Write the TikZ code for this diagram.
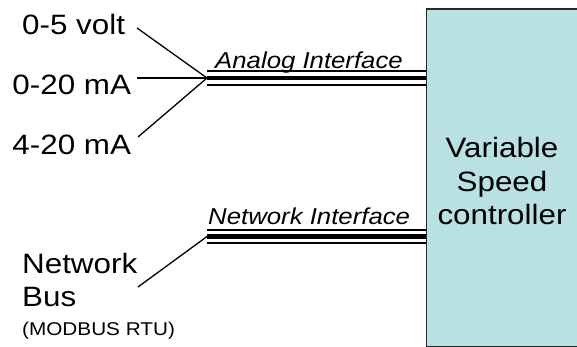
\documentclass[tikz,border=0pt]{standalone}
\usepackage{fontspec}
\setmainfont{Liberation Sans}[FakeStretch=1.12]
\definecolor{boxfill}{RGB}{185,224,227}
\definecolor{boxline}{RGB}{40,40,40}
\tikzset{
  lbl/.style={inner sep=0pt, anchor=base west, font=\fontsize{28}{33.5}\selectfont},
  small/.style={inner sep=0pt, anchor=base west, font=\fontsize{18.5}{22}\selectfont},
  ital/.style={inner sep=0pt, anchor=base west, font=\fontsize{23}{27}\selectfont\itshape},
  wire/.style={line width=1.3pt, black},
  thinbus/.style={line width=1.7pt, black},
  thickbus/.style={line width=4.3pt, black},
  ctrl/.style={draw=boxline, line width=1.3pt, fill=boxfill, inner sep=0pt, anchor=north west,
    minimum width=170pt, minimum height=337.4pt}
}
\begin{document}
\begin{tikzpicture}[x=1pt,y=-1pt]
\useasboundingbox (0,0) rectangle (577,347);
\clip (0,0) rectangle (577,347);
\fill[white] (0,0) rectangle (577,347);

% controller box
\node[ctrl] (vsc) at (426,8.3) {};
\node[inner sep=0pt, align=center, font=\fontsize{28}{33.5}\selectfont] (vsctext) at (502,181.2) {Variable\\Speed\\controller};

% left labels
\node[lbl] (v05) at (22,34.3) {0-5 volt};
\node[lbl] (a020) at (12.3,94.3) {0-20 mA};
\node[lbl] (a420) at (12.3,154.3) {4-20 mA};
\node[lbl] (net) at (22,273) {Network};
\node[lbl] (bus) at (22,306.7) {Bus};
\node[small] (modbus) at (22,335) {(MODBUS RTU)};

% interface labels
\node[ital] (analogif) at (215,69) {Analog Interface};
\node[ital] (netif) at (208,224) {Network Interface};

% connector endpoints
\coordinate (s1) at (137,28);
\coordinate (s2) at (137,78);
\coordinate (s3) at (138,137);
\coordinate (aj) at (207,78);
\coordinate (s4) at (138,287);
\coordinate (nj) at (207,236.5);

\draw[wire] (s1) -- (aj);
\draw[wire] (s2) -- (aj);
\draw[wire] (s3) -- (aj);
\draw[wire] (s4) -- (nj);

% analog bus (thin-thick-thin)
\draw[thinbus] ([yshift=-7.2pt]aj) -- ([yshift=-7.2pt]vsc.west |- aj);
\draw[thickbus] (aj) -- (vsc.west |- aj);
\draw[thinbus] ([yshift=7.2pt]aj) -- ([yshift=7.2pt]vsc.west |- aj);

% network bus
\draw[thinbus] ([yshift=-6.5pt]nj) -- ([yshift=-6.5pt]vsc.west |- nj);
\draw[thickbus] (nj) -- (vsc.west |- nj);
\draw[thinbus] ([yshift=6.5pt]nj) -- ([yshift=6.5pt]vsc.west |- nj);
\end{tikzpicture}
\end{document}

•••••

- GIVEN TASK:
Copy out the listing exactly as it stands, but not the pictures.

- EXERCISE RESPONSE:
Write the TikZ code for this diagram.
\documentclass[tikz,border=0pt]{standalone}
\usepackage{fontspec}
\setmainfont{Liberation Sans}[FakeStretch=1.12]
\definecolor{boxfill}{RGB}{185,224,227}
\definecolor{boxline}{RGB}{40,40,40}
\tikzset{
  lbl/.style={inner sep=0pt, anchor=base west, font=\fontsize{28}{33.5}\selectfont},
  small/.style={inner sep=0pt, anchor=base west, font=\fontsize{18.5}{22}\selectfont},
  ital/.style={inner sep=0pt, anchor=base west, font=\fontsize{23}{27}\selectfont\itshape},
  wire/.style={line width=1.3pt, black},
  thinbus/.style={line width=1.7pt, black},
  thickbus/.style={line width=4.3pt, black},
  ctrl/.style={draw=boxline, line width=1.3pt, fill=boxfill, inner sep=0pt, anchor=north west,
    minimum width=170pt, minimum height=337.4pt}
}
\begin{document}
\begin{tikzpicture}[x=1pt,y=-1pt]
\useasboundingbox (0,0) rectangle (577,347);
\clip (0,0) rectangle (577,347);
\fill[white] (0,0) rectangle (577,347);

% controller box
\node[ctrl] (vsc) at (426,8.3) {};
\node[inner sep=0pt, align=center, font=\fontsize{28}{33.5}\selectfont] (vsctext) at (502,181.2) {Variable\\Speed\\controller};

% left labels
\node[lbl] (v05) at (22,34.3) {0-5 volt};
\node[lbl] (a020) at (12.3,94.3) {0-20 mA};
\node[lbl] (a420) at (12.3,154.3) {4-20 mA};
\node[lbl] (net) at (22,273) {Network};
\node[lbl] (bus) at (22,306.7) {Bus};
\node[small] (modbus) at (22,335) {(MODBUS RTU)};

% interface labels
\node[ital] (analogif) at (215,69) {Analog Interface};
\node[ital] (netif) at (208,224) {Network Interface};

% connector endpoints
\coordinate (s1) at (137,28);
\coordinate (s2) at (137,78);
\coordinate (s3) at (138,137);
\coordinate (aj) at (207,78);
\coordinate (s4) at (138,287);
\coordinate (nj) at (207,236.5);

\draw[wire] (s1) -- (aj);
\draw[wire] (s2) -- (aj);
\draw[wire] (s3) -- (aj);
\draw[wire] (s4) -- (nj);

% analog bus (thin-thick-thin)
\draw[thinbus] ([yshift=-7.2pt]aj) -- ([yshift=-7.2pt]vsc.west |- aj);
\draw[thickbus] (aj) -- (vsc.west |- aj);
\draw[thinbus] ([yshift=7.2pt]aj) -- ([yshift=7.2pt]vsc.west |- aj);

% network bus
\draw[thinbus] ([yshift=-6.5pt]nj) -- ([yshift=-6.5pt]vsc.west |- nj);
\draw[thickbus] (nj) -- (vsc.west |- nj);
\draw[thinbus] ([yshift=6.5pt]nj) -- ([yshift=6.5pt]vsc.west |- nj);
\end{tikzpicture}
\end{document}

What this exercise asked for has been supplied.